▶ **What the task asks**
The lines to return are those from the one containing "Reproduce this diagram with TikZ." down to the one containing "(0,0) rectangle (769,494);", inclusive; return them exactly and nothing else.
start Information shown
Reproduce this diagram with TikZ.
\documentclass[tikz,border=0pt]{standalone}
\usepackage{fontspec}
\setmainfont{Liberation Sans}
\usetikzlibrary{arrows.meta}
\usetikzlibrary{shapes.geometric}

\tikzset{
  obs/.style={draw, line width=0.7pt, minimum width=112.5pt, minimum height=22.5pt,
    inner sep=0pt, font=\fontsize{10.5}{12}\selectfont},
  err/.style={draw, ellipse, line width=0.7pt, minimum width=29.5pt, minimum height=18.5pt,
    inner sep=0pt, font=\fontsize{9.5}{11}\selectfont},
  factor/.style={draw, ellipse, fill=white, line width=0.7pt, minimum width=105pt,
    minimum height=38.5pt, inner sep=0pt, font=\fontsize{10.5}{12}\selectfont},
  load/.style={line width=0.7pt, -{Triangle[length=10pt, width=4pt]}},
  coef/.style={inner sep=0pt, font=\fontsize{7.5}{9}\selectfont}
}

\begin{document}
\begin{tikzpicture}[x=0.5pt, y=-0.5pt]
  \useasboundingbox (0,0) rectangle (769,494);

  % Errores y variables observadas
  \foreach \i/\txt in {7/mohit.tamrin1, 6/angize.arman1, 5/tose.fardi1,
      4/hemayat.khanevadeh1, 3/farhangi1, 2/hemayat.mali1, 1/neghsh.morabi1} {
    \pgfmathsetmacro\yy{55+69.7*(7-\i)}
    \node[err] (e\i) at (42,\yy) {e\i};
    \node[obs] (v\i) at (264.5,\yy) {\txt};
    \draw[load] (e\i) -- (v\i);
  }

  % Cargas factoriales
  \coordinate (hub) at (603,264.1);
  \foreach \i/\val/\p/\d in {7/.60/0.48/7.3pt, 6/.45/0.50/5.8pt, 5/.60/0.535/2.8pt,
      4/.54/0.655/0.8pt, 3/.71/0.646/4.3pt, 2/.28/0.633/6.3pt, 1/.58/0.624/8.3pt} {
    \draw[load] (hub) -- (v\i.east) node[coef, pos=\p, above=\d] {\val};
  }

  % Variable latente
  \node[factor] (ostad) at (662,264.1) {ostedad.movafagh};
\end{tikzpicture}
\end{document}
end Information shown
start Information shown
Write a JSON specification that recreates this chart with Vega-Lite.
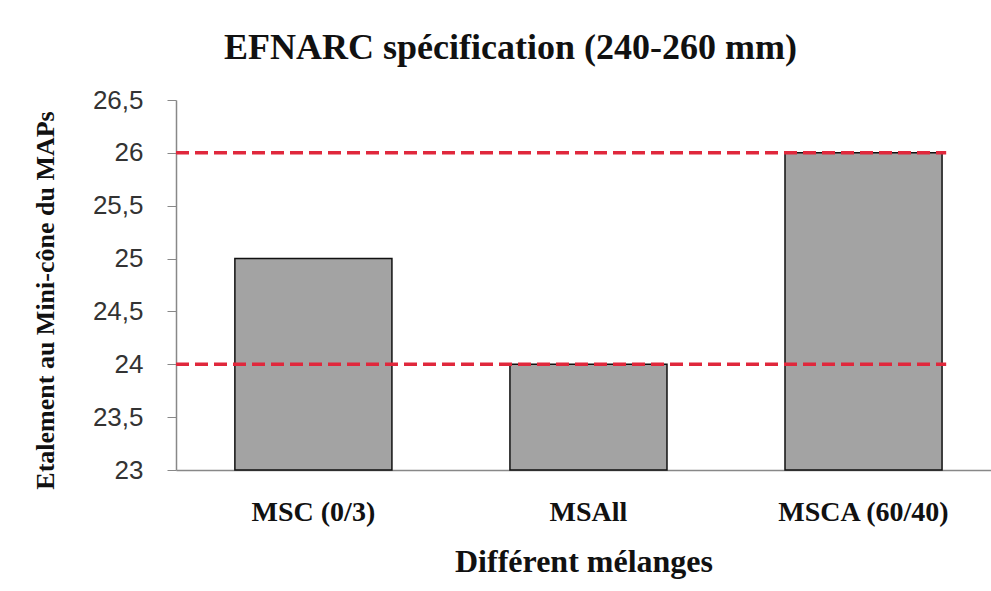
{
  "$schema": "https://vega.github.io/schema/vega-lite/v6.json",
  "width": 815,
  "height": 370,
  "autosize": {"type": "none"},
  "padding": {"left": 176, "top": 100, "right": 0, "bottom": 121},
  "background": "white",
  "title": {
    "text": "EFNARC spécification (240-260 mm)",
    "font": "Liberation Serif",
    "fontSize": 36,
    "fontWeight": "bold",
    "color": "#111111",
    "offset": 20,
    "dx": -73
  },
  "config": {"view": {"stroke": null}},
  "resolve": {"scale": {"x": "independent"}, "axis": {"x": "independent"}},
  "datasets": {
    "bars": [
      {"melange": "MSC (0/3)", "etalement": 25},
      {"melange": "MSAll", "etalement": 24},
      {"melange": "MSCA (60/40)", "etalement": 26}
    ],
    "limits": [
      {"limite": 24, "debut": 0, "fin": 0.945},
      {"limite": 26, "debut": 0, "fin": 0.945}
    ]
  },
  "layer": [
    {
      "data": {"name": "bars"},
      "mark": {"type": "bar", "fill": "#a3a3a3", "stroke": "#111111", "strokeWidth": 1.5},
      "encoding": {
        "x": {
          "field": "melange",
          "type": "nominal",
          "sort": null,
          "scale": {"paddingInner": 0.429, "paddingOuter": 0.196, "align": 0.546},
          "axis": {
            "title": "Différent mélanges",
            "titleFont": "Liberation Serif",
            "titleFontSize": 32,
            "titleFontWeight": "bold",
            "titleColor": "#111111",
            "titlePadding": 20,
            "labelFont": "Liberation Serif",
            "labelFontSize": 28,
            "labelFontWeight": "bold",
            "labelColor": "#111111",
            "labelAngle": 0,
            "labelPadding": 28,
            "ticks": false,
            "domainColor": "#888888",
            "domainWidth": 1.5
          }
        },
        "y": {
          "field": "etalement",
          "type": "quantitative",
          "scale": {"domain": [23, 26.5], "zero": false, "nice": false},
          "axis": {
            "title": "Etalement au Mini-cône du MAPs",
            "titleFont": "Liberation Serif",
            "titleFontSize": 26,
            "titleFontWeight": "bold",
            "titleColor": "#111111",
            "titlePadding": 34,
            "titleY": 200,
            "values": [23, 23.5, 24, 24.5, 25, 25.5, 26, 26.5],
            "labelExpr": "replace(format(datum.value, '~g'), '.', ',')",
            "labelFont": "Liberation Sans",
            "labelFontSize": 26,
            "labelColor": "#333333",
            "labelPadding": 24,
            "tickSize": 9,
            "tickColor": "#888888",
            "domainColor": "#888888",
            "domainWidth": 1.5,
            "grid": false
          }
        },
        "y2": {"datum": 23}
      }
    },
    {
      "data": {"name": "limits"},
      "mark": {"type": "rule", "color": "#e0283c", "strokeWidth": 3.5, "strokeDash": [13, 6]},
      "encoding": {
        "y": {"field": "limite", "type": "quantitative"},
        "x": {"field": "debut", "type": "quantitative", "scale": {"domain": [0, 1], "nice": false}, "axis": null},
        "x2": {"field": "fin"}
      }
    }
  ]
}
end Information shown
start Information shown
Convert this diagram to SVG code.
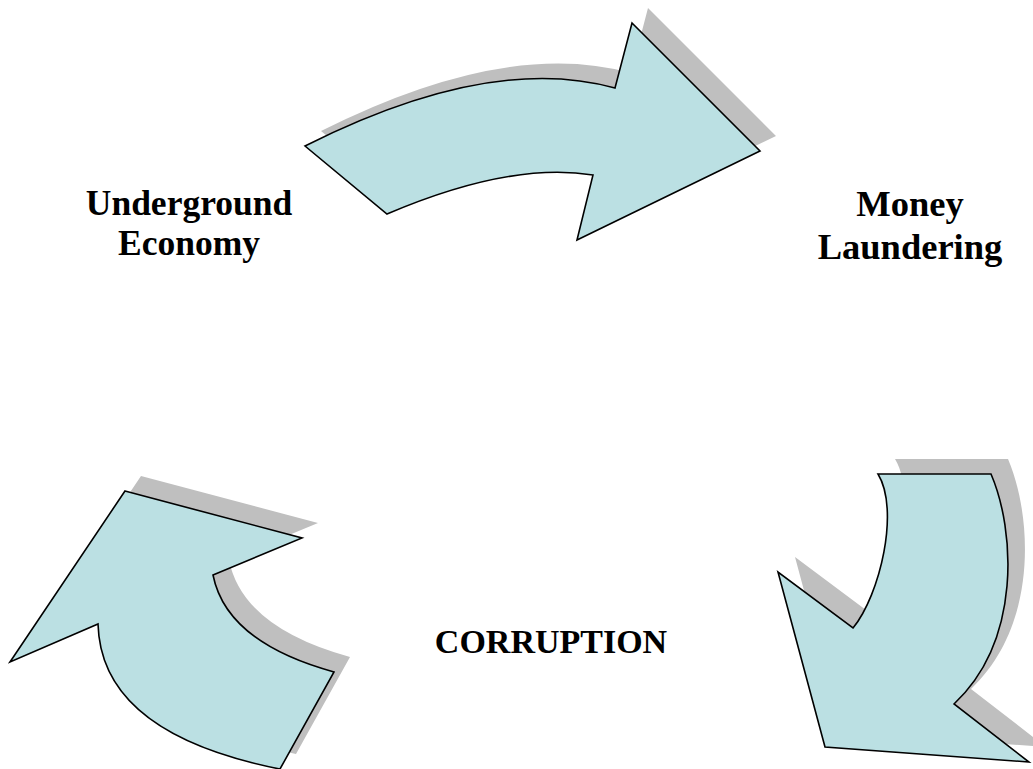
end Information shown
▶ **Completed task**
Reproduce this diagram with TikZ.
\documentclass[tikz,border=0pt]{standalone}
\usepackage{fontspec}
\setmainfont{Liberation Sans}
\usetikzlibrary{arrows.meta}
\usetikzlibrary{shapes.geometric}

\tikzset{
  obs/.style={draw, line width=0.7pt, minimum width=112.5pt, minimum height=22.5pt,
    inner sep=0pt, font=\fontsize{10.5}{12}\selectfont},
  err/.style={draw, ellipse, line width=0.7pt, minimum width=29.5pt, minimum height=18.5pt,
    inner sep=0pt, font=\fontsize{9.5}{11}\selectfont},
  factor/.style={draw, ellipse, fill=white, line width=0.7pt, minimum width=105pt,
    minimum height=38.5pt, inner sep=0pt, font=\fontsize{10.5}{12}\selectfont},
  load/.style={line width=0.7pt, -{Triangle[length=10pt, width=4pt]}},
  coef/.style={inner sep=0pt, font=\fontsize{7.5}{9}\selectfont}
}

\begin{document}
\begin{tikzpicture}[x=0.5pt, y=-0.5pt]
  \useasboundingbox (0,0) rectangle (769,494);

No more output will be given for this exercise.